Gabriel phthalimide synthesis makes pure primary aliphatic amines without contamination by secondary or tertiary amines. Steps: (1) Phthalimide (a cyclic imide) is treated with KOH to form potassium phthalimide (the N-K salt). (2) Potassium phthalimide reacts with a primary alkyl halide (RX, usually 1°) by SN2 displacement to give N-alkylphthalimide. (3) N-alkylphthalimide is hydrolysed with NaOH (aq.) OR hydrazinolysis (NH₂NH₂) to give the primary amine (RNH₂) + phthalic acid (or phthalhydrazide with hydrazine). Why it is useful: since phthalimide has only one N-H, only one alkyl group can be introduced, guaranteeing a primary amine product. Phenyl halides (ArX) do not work because SN2 on Ar is not possible. NEET often asks which synthesis gives a pure primary amine — answer: Gabriel phthalimide.

Amines contributes 3–5 NEET questions per year from Class 12 Chemistry. The highest-frequency topics are: (1) Basicity order — aliphatic vs aromatic, 2° > 1° > 3° in water.
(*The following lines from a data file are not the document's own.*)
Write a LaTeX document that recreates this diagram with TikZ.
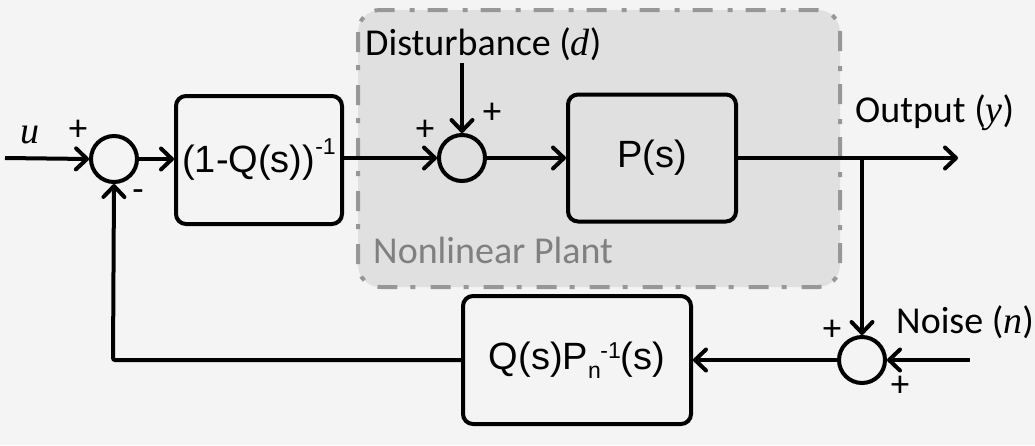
\documentclass[tikz,border=0pt]{standalone}
\usepackage{fontspec}
\setmainfont{Liberation Sans}
\newfontfamily\calfont{Carlito}
\newfontfamily\timfont{Liberation Serif}
\usetikzlibrary{arrows.meta}
\definecolor{bgc}{HTML}{F4F4F4}
\definecolor{plantfill}{HTML}{E0E0E0}
\definecolor{plantline}{HTML}{979797}
\definecolor{planttext}{HTML}{808080}
\newcommand{\arlsz}{\fontsize{38}{40}\selectfont}
\newcommand{\calsz}{\calfont\fontsize{38}{40}\selectfont}
\newcommand{\sgnsz}{\calfont\fontsize{37}{38}\selectfont}
\newcommand{\supx}[2]{\raisebox{#1}{\fontsize{23}{24}\selectfont #2}}
\newcommand{\vv}[1]{{\timfont\itshape #1}}
\begin{document}
\begin{tikzpicture}[x=1pt,y=-1pt,
  blk/.style={draw, line width=4pt, rounded corners=10pt, inner sep=0pt, font=\arlsz},
  sumc/.style={draw, circle, line width=4pt, minimum size=46pt, inner sep=0pt},
  arr/.style={line width=4pt, -{Straight Barb[length=11pt,width=21pt,line width=4pt,round]}},
  lbl/.style={inner sep=0pt, anchor=base west},
  sg/.style={inner sep=0pt, font=\sgnsz}]
\fill[bgc] (0,0) rectangle (1035,445);
\useasboundingbox (0,0) rectangle (1035,445);
% plant region
\draw[plantline, fill=plantfill, line width=4pt, rounded corners=22pt,
  dash pattern=on 20pt off 13pt on 5pt off 15pt] (358,10) rectangle (840,287);
\node[lbl, text=planttext, font=\calsz] (npl) at (373,263) {Nonlinear Plant};
% blocks
\node[blk, minimum width=166pt, minimum height=128pt] (b1) at (259,160)
  {(1-Q(s))\supx{18pt}{-1}};
\node[blk, minimum width=168pt, minimum height=127pt] (bp) at (652,158) {P(s)};
\node[blk, minimum width=228pt, minimum height=128pt] (bq) at (577,360)
  {Q(s)P\supx{-9pt}{n}\kern-0.5pt\supx{11pt}{-1}(s)};
% sums
\node[sumc] (s1) at (114,159) {};
\node[sumc] (s2) at (462,158) {};
\node[sumc] (s3) at (862,360) {};
% free ends
\coordinate (uin) at (5,158);
\coordinate (dz) at (462,63);
\coordinate (yout) at (958,158);
\coordinate (br) at (862,158);
\coordinate (nz) at (970,360);
\coordinate (fbc) at (113,360);
% texts
\node[lbl, font=\arlsz] (ul) at (20,143) {\vv{u}};
\node[lbl, font=\calsz] (dl) at (365,55) {Disturbance (\vv{d})};
\node[lbl, font=\calsz] (yl) at (855,122) {Output (\vv{y})};
\node[lbl, font=\calsz] (nl) at (896,333) {Noise (\vv{n})};
% signs
\node[sg] (p1) at (78,130) {+};
\node[sg] (m1) at (138,196) {-};
\node[sg] (p2) at (425,130) {+};
\node[sg] (p3) at (492,113) {+};
\node[sg] (p4) at (832,330) {+};
\node[sg] (p5) at (900,386) {+};
% connectors
\draw[arr] (uin) -- (s1.west);
\draw[arr] (s1.east) -- (s1.east -| b1.west);
\draw[arr] (b1.east |- s2.west) -- (s2.west);
\draw[arr] (dz) -- (s2.north);
\draw[arr] (s2.east) -- (bp.west);
\draw[arr] (bp.east) -- (yout);
\draw[arr] (br) -- (s3.north);
\draw[arr] (nz) -- (s3.east);
\draw[arr] (s3.west) -- (bq.east);
\draw[arr, rounded corners=2pt] (bq.west) -- (fbc) -- (s1.south);
\end{tikzpicture}
\end{document}
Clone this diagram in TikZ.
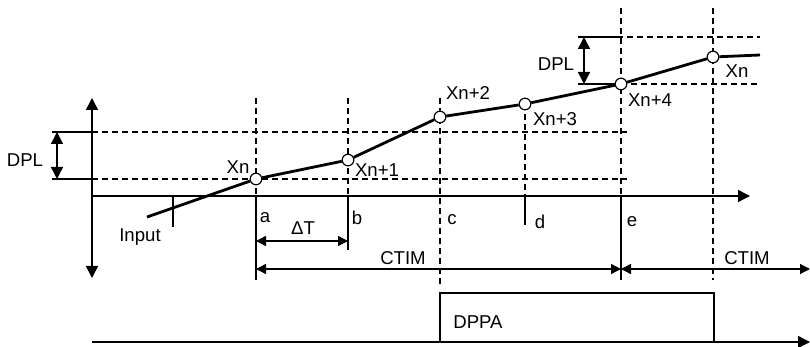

Know the reason (inductive vs solvation). (2) Hoffmann bromamide degradation — identify that the product has one fewer carbon and is a primary amine. (3) Distinction tests — Hinsberg test (1°: alkali-soluble; 2°: alkali-insoluble; 3°: no reaction), carbylamine test (only 1°). (4) Diazonium chemistry — Sandmeyer reaction sequence (Cl, Br, CN, I replacement), Balz-Schiemann (F), coupling reactions (azo dyes). (5) Gabriel synthesis — makes pure 1° aliphatic amine. Learn the reagent–product pairs precisely, as NEET frequently tests "which reagent gives which product" in the form of match-the-following or single correct MCQs.